DATA SECTION:
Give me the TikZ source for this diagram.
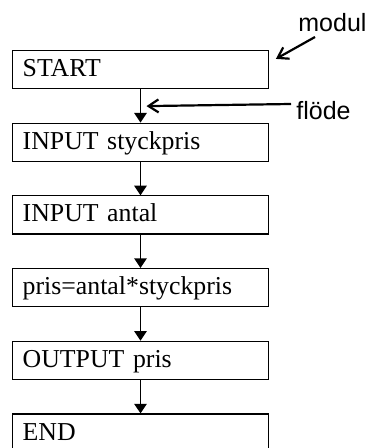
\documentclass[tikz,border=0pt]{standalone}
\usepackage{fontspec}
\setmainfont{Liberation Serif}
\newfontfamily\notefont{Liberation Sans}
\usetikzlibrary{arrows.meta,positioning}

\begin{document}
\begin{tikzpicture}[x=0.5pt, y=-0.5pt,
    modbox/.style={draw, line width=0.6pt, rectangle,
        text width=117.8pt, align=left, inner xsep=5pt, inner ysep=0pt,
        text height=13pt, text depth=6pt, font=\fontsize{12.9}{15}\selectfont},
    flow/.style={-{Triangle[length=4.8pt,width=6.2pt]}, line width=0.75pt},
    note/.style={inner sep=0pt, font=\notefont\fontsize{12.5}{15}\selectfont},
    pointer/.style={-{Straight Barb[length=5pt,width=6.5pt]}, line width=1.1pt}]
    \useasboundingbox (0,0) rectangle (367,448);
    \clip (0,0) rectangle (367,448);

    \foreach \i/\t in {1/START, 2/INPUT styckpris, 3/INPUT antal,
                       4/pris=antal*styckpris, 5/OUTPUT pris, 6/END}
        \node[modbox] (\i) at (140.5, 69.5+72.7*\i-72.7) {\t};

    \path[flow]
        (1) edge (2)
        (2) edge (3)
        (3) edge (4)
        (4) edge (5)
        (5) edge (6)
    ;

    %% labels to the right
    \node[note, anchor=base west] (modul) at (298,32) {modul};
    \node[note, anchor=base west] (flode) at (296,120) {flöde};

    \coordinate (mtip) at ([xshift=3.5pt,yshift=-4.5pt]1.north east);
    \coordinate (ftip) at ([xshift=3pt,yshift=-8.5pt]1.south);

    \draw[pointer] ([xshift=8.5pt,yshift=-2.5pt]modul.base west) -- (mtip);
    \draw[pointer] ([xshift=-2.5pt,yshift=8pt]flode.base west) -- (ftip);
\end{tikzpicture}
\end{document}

WHAT IS EXPECTED: Copy all the lines of data exactly as they appear, dropping any images.

ANSWER TO THIS TASK:
Give me the TikZ source for this diagram.
\documentclass[tikz,border=0pt]{standalone}
\usepackage{fontspec}
\setmainfont{Liberation Serif}
\newfontfamily\notefont{Liberation Sans}
\usetikzlibrary{arrows.meta,positioning}

\begin{document}
\begin{tikzpicture}[x=0.5pt, y=-0.5pt,
    modbox/.style={draw, line width=0.6pt, rectangle,
        text width=117.8pt, align=left, inner xsep=5pt, inner ysep=0pt,
        text height=13pt, text depth=6pt, font=\fontsize{12.9}{15}\selectfont},
    flow/.style={-{Triangle[length=4.8pt,width=6.2pt]}, line width=0.75pt},
    note/.style={inner sep=0pt, font=\notefont\fontsize{12.5}{15}\selectfont},
    pointer/.style={-{Straight Barb[length=5pt,width=6.5pt]}, line width=1.1pt}]
    \useasboundingbox (0,0) rectangle (367,448);
    \clip (0,0) rectangle (367,448);

    \foreach \i/\t in {1/START, 2/INPUT styckpris, 3/INPUT antal,
                       4/pris=antal*styckpris, 5/OUTPUT pris, 6/END}
        \node[modbox] (\i) at (140.5, 69.5+72.7*\i-72.7) {\t};

    \path[flow]
        (1) edge (2)
        (2) edge (3)
        (3) edge (4)
        (4) edge (5)
        (5) edge (6)
    ;

    %% labels to the right
    \node[note, anchor=base west] (modul) at (298,32) {modul};
    \node[note, anchor=base west] (flode) at (296,120) {flöde};

    \coordinate (mtip) at ([xshift=3.5pt,yshift=-4.5pt]1.north east);
    \coordinate (ftip) at ([xshift=3pt,yshift=-8.5pt]1.south);

    \draw[pointer] ([xshift=8.5pt,yshift=-2.5pt]modul.base west) -- (mtip);
    \draw[pointer] ([xshift=-2.5pt,yshift=8pt]flode.base west) -- (ftip);
\end{tikzpicture}
\end{document}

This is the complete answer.